Green bean casserole may have surpassed mashed potatoes as my top thanksgiving food item. That’s a heavy statement, but I’m feeling confident in it.

For the past 3 thanksgivings I’ve been manking this green bean casserole, and it has been devoured everywhere I bring it. So, since Thanksgiving is right there around the corner, pop this recipe into your mix!

2lbs of green beans 
1 can coconut milk
1 cup vegetable stock
2 cups mushrooms
1/4 cup nutritional yeast
1/2 clove of garlic 
1 tbsp apple cider vinegar 
1/2 large onion 
Dash of clove, Rosemary, & thyme 
Lots of French’s fried onions. 







For the soup, put finely choooed garlic and onion into a pan with your spices. Add small amounts of broth to keep it from sticking. Next, add the chopped mushrooms and stir until they have shrunken down. Add the can of coconut milk, broth, vinegar, and nutritional yeast. Let simmer for 10-15 minutes. 
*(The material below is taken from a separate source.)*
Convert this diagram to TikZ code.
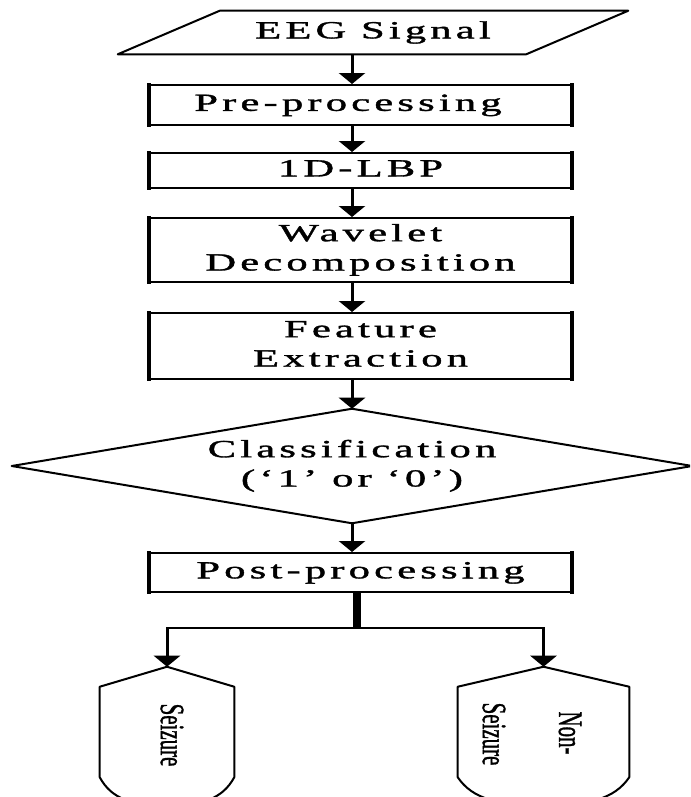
\documentclass[tikz,border=0pt]{standalone}
\usepackage{fontspec}
\usepackage{graphicx}
\usetikzlibrary{arrows.meta,calc}
\setmainfont{Liberation Serif}
\newfontfamily\boxfont[LetterSpace=10,FakeBold=1.2]{Liberation Serif}
\newfontfamily\sidefont[FakeBold=1.3]{Liberation Serif}

% widened, letter-spaced label used inside the flow boxes
\newcommand\boxlabel[1]{\scalebox{1.72}[1]{\begin{tabular}{@{}c@{}}#1\end{tabular}}}
% upright text turned to read top-to-bottom
\newcommand\sidelabel[1]{\rotatebox{-90}{\scalebox{0.95}[1.55]{#1}}}

\begin{document}
\begin{tikzpicture}[x=0.75pt, y=-0.75pt,
  edge/.style={line width=1.5pt, line join=round},
  boxtext/.style={font=\boxfont\fontsize{18.5pt}{22pt}\selectfont, inner sep=0pt},
  box/.style={boxtext, draw, line width=1.5pt, minimum width=315.75pt},
  side/.style={line width=3pt, shorten <=-0.75pt, shorten >=-0.75pt},
  arr/.style={line width=2.25pt, -{Triangle[width=19.5pt,length=8.25pt]}},
  hline/.style={line width=1.7pt, line cap=rect},
  trunk/.style={line width=6.5pt},
  drum/.style={inner sep=0pt, minimum height=103.5pt},
  sidetext/.style={font=\sidefont\fontsize{16.5pt}{20pt}\selectfont, inner sep=0pt}
]
\path[use as bounding box, fill=white] (0,0) rectangle (690,797);
\clip (0,0) rectangle (690,797);

% input parallelogram
\node[boxtext, minimum width=382.5pt, minimum height=32.25pt] (eeg) at (373,32.5) {\boxlabel{EEG Signal}};
\draw[edge] (eeg.south west) -- ($(eeg.north west)+(102,0)$) -- (eeg.north east)
  -- ($(eeg.south east)-(102,0)$) -- cycle;

% processing boxes
\node[box, minimum height=30pt]    (pre)  at (360.5,105)   {};
\node[boxtext] (pretxt) at (348,105) {\boxlabel{Pre-processing}};
\node[box, minimum height=26.25pt] (lbp)  at (360.5,170.5) {\boxlabel{1D-LBP}};
\node[box, minimum height=48pt]    (wav)  at (360.5,250)   {\boxlabel{Wavelet\\Decomposition}};
\node[box, minimum height=49.5pt]  (feat) at (360.5,346)   {\boxlabel{Feature\\Extraction}};
\node[box, minimum height=29.25pt] (post) at (360.5,572.5) {\boxlabel{Post-processing}};
\foreach \n in {pre,lbp,wav,feat,post}{
  \draw[side] (\n.north west) -- (\n.south west);
  \draw[side] (\n.north east) -- (\n.south east);
}

% decision diamond
\node[boxtext, minimum width=510pt, minimum height=85.5pt] (cls) at (352,466)
  {\boxlabel{Classification\\(‘1’ or ‘0’)}};
\draw[edge] (cls.north) -- (cls.east) -- (cls.south) -- (cls.west) -- cycle;

% main flow
\coordinate (axis) at (352,0);
\draw[arr] (eeg.south -| axis) -- (pre.north -| axis);
\draw[arr] (pre.south -| axis) -- (lbp.north -| axis);
\draw[arr] (lbp.south -| axis) -- (wav.north -| axis);
\draw[arr] (wav.south -| axis) -- (feat.north -| axis);
\draw[arr] (feat.south -| axis) -- (cls.north);
\draw[arr] (cls.south) -- (post.north -| cls.south);

% output terminals
\node[drum, minimum width=100.5pt]  (seiz)    at (167,736)   {};
\node[drum, minimum width=128.25pt] (nonseiz) at (543.5,736) {};
\foreach \n/\c/\k in {seiz/35/12, nonseiz/45/15}{
  \draw[edge] (\n.north) -- ($(\n.north east)+(0,20)$) -- ($(\n.south east)+(0,-28)$)
    .. controls ($(\n.south east)+(-\k,-6)$) and ($(\n.south)+(\c,0)$) .. (\n.south)
    .. controls ($(\n.south)+(-\c,0)$) and ($(\n.south west)+(\k,-6)$) .. ($(\n.south west)+(0,-28)$)
    -- ($(\n.north west)+(0,20)$) -- cycle;
}
\node[sidetext] (seiztxt) at (172,735) {\sidelabel{Seizure}};
\node[sidetext] (nontxtA) at (570,733) {\sidelabel{Non-}};
\node[sidetext] (nontxtB) at (494,734) {\sidelabel{Seizure}};

% split after post-processing
\coordinate (fork) at (357,628);
\coordinate (forkL) at (seiz.north |- fork);
\coordinate (forkR) at (nonseiz.north |- fork);
\draw[trunk] (post.south -| fork) -- (fork);
\draw[hline] (forkL) -- (forkR);
\draw[arr] (forkL) -- (seiz.north);
\draw[arr] (forkR) -- (nonseiz.north);
\end{tikzpicture}
\end{document}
Place the green beans into your casserole dish. I use frozen green beans, but if you get fresh, just steal them lightly beforehand. Add a generous amount of soup to the green beans, and mix in the fried onions. I use a little bit over 1/2 a container of French’s fried onions to mix in, but do whatever you desire. 

Finally, bake the casserole for 30 minutes at 350 degrees F. 

That’s all! 

If you have any soup left over, I recommend tossing in some greens and eating it with some toast. 

I hope you all have a lovely holiday tomorrow, and that your visits with friends and family are great.